== RECORD SET ==
══════

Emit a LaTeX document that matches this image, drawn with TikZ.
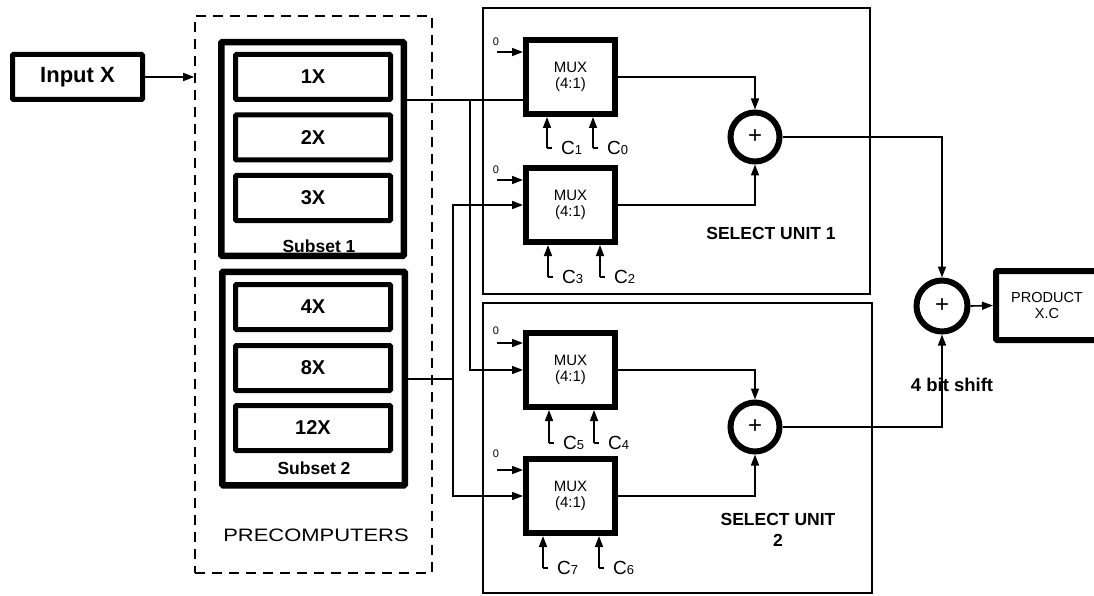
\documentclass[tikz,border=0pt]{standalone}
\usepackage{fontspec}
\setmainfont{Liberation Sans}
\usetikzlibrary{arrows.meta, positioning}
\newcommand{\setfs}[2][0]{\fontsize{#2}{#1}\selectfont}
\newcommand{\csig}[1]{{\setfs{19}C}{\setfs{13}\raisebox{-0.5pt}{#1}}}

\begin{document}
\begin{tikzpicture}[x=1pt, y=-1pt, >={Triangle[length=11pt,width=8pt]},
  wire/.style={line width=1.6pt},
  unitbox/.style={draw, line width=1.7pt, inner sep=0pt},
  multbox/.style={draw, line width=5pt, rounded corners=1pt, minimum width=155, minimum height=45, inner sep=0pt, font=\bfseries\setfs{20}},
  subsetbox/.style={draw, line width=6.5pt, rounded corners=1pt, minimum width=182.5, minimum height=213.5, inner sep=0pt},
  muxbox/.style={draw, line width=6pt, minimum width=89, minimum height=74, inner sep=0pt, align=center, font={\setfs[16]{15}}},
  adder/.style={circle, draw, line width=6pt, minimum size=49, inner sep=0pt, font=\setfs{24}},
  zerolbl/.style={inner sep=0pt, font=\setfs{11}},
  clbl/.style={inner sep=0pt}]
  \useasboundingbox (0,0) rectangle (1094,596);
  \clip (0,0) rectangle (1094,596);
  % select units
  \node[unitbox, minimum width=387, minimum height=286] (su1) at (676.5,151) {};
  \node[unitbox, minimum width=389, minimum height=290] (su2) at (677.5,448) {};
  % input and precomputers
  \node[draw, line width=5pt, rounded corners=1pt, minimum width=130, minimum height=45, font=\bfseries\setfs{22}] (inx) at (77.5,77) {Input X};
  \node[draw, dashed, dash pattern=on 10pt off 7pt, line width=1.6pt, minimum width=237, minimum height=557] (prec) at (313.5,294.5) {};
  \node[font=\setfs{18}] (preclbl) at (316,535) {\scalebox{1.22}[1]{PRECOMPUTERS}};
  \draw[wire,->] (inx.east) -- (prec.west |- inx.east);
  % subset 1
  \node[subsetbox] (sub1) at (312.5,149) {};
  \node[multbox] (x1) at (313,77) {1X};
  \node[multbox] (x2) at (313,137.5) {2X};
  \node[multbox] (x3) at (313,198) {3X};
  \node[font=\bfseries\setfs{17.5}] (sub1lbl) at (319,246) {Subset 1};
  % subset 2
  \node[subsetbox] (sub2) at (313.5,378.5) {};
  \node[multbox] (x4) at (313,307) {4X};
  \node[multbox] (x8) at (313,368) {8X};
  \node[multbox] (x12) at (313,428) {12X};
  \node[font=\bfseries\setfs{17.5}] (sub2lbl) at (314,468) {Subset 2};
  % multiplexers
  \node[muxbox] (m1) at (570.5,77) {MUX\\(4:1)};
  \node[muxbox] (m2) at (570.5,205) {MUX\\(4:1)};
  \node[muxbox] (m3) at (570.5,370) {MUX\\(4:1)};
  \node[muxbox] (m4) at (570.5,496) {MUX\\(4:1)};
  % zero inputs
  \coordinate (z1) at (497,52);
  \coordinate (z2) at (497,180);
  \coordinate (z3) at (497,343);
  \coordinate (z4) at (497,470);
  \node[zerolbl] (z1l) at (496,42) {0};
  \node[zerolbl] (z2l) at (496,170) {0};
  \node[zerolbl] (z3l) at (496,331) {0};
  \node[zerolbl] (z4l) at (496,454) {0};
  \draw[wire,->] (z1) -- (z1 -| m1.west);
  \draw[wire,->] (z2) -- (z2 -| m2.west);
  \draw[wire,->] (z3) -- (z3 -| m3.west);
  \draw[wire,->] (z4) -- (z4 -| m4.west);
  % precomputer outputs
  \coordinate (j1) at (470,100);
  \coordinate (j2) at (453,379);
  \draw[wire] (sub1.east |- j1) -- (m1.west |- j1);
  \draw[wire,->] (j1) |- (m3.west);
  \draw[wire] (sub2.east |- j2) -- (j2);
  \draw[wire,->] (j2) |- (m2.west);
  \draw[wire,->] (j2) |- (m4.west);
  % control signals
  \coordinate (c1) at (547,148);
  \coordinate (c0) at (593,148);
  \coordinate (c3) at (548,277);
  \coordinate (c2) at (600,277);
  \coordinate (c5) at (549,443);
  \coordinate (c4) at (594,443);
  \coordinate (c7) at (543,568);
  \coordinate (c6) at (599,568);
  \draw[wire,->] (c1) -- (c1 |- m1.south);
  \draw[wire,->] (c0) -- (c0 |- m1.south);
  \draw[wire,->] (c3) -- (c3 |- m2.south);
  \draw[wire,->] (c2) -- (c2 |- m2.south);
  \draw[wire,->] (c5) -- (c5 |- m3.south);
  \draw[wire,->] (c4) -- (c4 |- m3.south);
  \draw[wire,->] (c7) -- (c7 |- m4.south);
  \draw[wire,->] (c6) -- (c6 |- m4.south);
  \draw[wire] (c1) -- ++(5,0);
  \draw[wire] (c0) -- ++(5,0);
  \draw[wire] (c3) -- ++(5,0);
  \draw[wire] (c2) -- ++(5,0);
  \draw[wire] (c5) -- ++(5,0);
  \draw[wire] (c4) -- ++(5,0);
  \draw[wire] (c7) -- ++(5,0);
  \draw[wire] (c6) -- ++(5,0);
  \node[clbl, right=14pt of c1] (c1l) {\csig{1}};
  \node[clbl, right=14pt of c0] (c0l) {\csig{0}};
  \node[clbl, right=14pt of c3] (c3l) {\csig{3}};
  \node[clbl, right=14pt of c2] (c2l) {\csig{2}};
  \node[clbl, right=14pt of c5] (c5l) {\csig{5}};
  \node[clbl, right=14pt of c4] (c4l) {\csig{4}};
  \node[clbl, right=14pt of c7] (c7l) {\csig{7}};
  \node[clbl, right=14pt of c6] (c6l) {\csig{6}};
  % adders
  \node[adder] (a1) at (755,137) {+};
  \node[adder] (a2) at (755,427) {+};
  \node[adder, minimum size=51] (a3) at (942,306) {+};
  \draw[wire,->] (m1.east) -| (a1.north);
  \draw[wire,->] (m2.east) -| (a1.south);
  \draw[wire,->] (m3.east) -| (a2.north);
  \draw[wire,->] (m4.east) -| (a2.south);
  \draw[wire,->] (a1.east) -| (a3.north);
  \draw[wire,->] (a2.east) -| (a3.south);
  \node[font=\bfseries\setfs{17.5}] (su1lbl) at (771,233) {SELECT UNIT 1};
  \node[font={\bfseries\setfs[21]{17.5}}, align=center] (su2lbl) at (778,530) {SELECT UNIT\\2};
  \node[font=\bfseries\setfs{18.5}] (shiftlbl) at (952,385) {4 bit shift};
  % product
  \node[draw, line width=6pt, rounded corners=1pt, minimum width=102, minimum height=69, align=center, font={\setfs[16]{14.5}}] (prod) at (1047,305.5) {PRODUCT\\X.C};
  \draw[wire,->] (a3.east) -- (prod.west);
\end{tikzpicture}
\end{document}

══════

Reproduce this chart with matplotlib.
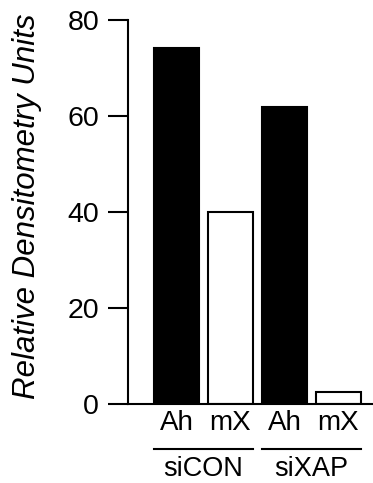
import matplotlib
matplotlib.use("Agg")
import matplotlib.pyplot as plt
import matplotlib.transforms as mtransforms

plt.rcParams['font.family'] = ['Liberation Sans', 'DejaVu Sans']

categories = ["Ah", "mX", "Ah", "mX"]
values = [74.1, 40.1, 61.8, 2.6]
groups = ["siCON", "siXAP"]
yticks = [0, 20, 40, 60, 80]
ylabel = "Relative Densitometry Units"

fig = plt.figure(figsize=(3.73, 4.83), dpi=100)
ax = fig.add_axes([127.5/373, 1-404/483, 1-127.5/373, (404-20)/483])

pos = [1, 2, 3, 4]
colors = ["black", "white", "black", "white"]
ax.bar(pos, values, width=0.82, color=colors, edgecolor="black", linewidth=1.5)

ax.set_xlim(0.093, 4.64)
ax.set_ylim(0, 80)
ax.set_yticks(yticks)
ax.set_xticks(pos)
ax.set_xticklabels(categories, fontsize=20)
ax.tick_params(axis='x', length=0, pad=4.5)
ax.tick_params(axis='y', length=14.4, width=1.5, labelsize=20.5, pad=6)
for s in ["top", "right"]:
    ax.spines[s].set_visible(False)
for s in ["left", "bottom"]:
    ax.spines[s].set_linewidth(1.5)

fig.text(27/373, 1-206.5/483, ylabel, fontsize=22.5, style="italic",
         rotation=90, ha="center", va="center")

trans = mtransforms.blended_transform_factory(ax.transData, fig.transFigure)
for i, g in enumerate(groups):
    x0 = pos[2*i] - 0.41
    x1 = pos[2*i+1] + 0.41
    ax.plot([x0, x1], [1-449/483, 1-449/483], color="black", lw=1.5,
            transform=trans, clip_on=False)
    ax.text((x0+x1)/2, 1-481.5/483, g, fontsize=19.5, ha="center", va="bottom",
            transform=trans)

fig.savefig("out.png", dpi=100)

══════

== WHAT THE TASK ASKS ==
Return the material from the line containing "Reproduce this chart with matplotlib." through the line containing "plt.rcParams['font.family'] = ['Liberation", exactly and in full, but without its pictures.

== FINISHED EXERCISE ==
Reproduce this chart with matplotlib.
import matplotlib
matplotlib.use("Agg")
import matplotlib.pyplot as plt
import matplotlib.transforms as mtransforms

plt.rcParams['font.family'] = ['Liberation Sans', 'DejaVu Sans']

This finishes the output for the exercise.